Ask Value Research

Why is there a difference in the expense ratio of direct & regular plans?

Dhirendra Kumar explains why and how the expense ratio differs for regular & direct plans

Factsheet shows expense ratio and it varies, is it one monthly basis or annual basis? Why is the expense ratio so different for regular and direct plans?
- Kamal, Delhi

Transcript: It is an annual expense which includes annual charges, service tax, etc. As per Sebi regulation, fund house can apply a maximum annual charge of up to 2.50% if their fund size if less than Rs 100 crores and up to 1.85% if the fund size has an AUM of around Rs 1000 crores. Over and above this, there are a few other charges like service tax, which is currently 12.5% of these annual charges.

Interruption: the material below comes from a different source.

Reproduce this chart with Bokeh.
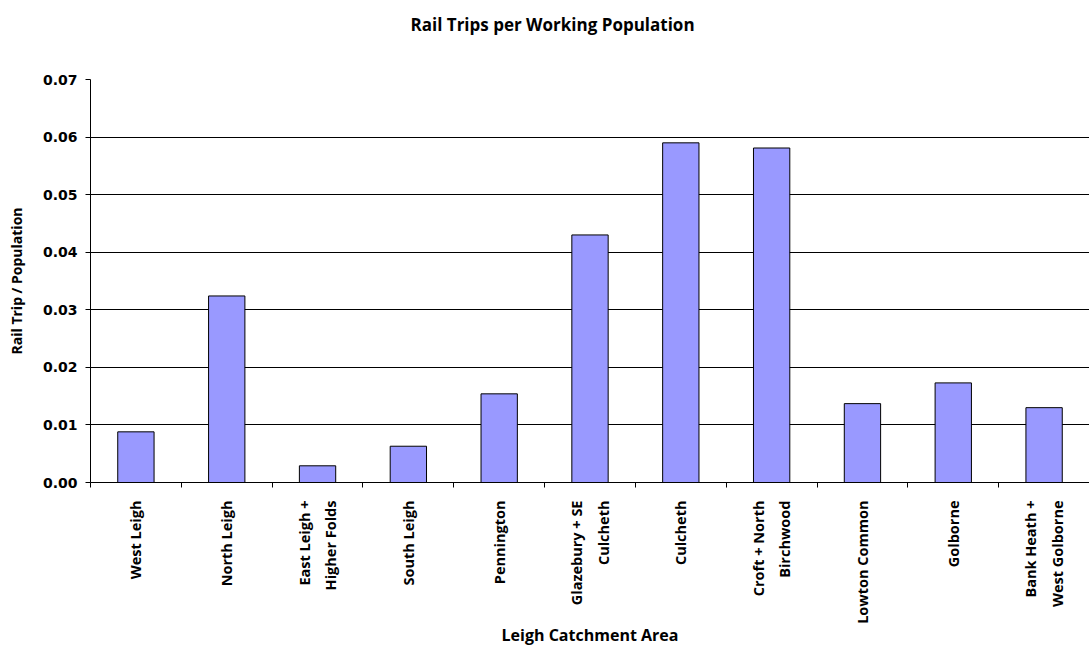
import math
from bokeh.plotting import figure
from bokeh.models import ColumnDataSource, FixedTicker, Title, NumeralTickFormatter, Range1d
from bokeh.embed import file_html
from bokeh.resources import INLINE

areas = ["West Leigh", "North Leigh", "East Leigh +\nHigher Folds", "South Leigh",
         "Pennington", "Glazebury + SE\nCulcheth", "Culcheth", "Croft + North\nBirchwood",
         "Lowton Common", "Golborne", "Bank Heath +\nWest Golborne"]
trips_per_pop = [0.0088, 0.0324, 0.0029, 0.0063, 0.0154, 0.0430, 0.0590, 0.0581,
                 0.0137, 0.0173, 0.0130]
y_ticks = [0.0, 0.01, 0.02, 0.03, 0.04, 0.05, 0.06, 0.07]

centers = [i + 0.5 for i in range(len(areas))]
src = ColumnDataSource(dict(x=centers, top=trips_per_pop))

p = figure(width=1089, height=648, output_backend="svg", toolbar_location=None,
           x_range=Range1d(0, len(areas)), y_range=Range1d(0, 0.07),
           min_border_left=90, min_border_right=0, min_border_top=79, min_border_bottom=166)

p.vbar(x="x", top="top", width=0.4, source=src, fill_color="#9999FF",
       line_color="black", line_width=1)

# spacer keeps the title well above the plot frame
spacer = Title(text=" ", text_font_size="1px", standoff=39)
p.add_layout(spacer, "above")
title = Title(text="Rail Trips per Working Population", align="left", offset=320,
              vertical_align="top",
              text_font="Open Sans", text_font_style="bold", text_font_size="17px",
              text_color="black", standoff=0)
p.add_layout(title, "above")

p.outline_line_color = None
p.background_fill_color = "white"
p.border_fill_color = "white"

# y axis
p.yaxis.ticker = FixedTicker(ticks=y_ticks)
p.yaxis.formatter = NumeralTickFormatter(format="0.00")
p.yaxis.axis_label = "Rail Trip / Population"
p.yaxis.axis_label_text_font = "Open Sans"
p.yaxis.axis_label_text_font_style = "bold"
p.yaxis.axis_label_text_font_size = "14px"
p.yaxis.axis_label_text_color = "black"
p.yaxis.axis_label_standoff = 14
p.yaxis.major_label_text_font = "DejaVu Sans"
p.yaxis.major_label_text_font_style = "bold"
p.yaxis.major_label_text_font_size = "14px"
p.yaxis.major_label_text_color = "black"
p.yaxis.major_label_standoff = 8
p.yaxis.major_tick_out = 5
p.yaxis.major_tick_in = 0
p.yaxis.minor_tick_out = 0
p.yaxis.minor_tick_in = 0
p.yaxis.axis_line_color = "black"
p.yaxis.major_tick_line_color = "black"

# x axis
p.xaxis.ticker = FixedTicker(ticks=centers, minor_ticks=list(range(len(areas) + 1)))
p.xaxis.major_label_overrides = {c: a for c, a in zip(centers, areas)}
p.xaxis.major_label_orientation = math.pi / 2
p.xaxis.major_label_text_font = "Open Sans"
p.xaxis.major_label_text_font_style = "bold"
p.xaxis.major_label_text_font_size = "14.5px"
p.xaxis.major_label_text_line_height = 1.4
p.xaxis.major_label_text_color = "black"
p.xaxis.major_label_standoff = 13
p.xaxis.major_tick_out = 0
p.xaxis.major_tick_in = 0
p.xaxis.minor_tick_out = 5
p.xaxis.minor_tick_in = 0
p.xaxis.minor_tick_line_color = "black"
p.xaxis.axis_line_color = "black"
p.xaxis.axis_label = "Leigh Catchment Area"
p.xaxis.axis_label_text_font = "Open Sans"
p.xaxis.axis_label_text_font_style = "bold"
p.xaxis.axis_label_text_font_size = "16px"
p.xaxis.axis_label_text_color = "black"
p.xaxis.axis_label_standoff = -3

p.xgrid.grid_line_color = None
p.ygrid.ticker = FixedTicker(ticks=y_ticks)
p.ygrid.grid_line_color = "black"
p.ygrid.grid_line_width = 1

open("out.html", "w").write(file_html(p, INLINE))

With GST, it is expected to increase to 18%. Then there is an additional B15 incentive which is given to fund houses, which allow them to charge more if they have a coverage in small cities (B15 cities). For regular plans, the expenses are more as compared to direct plans, as there are intermediaries involved and their commission/fee is a part of this expense. Whereas, in direct plans, the expenses reduce by this fee and hence the expense ratio is lower. Although, there are quite a few inconsistencies that need to be addressed and tackled in the mutual fund direct plans. As of now 1/5th to 1/6th of the return is reduced by way of expense ratio for equity and debt fund plans.

This question was originally answered in April 2017.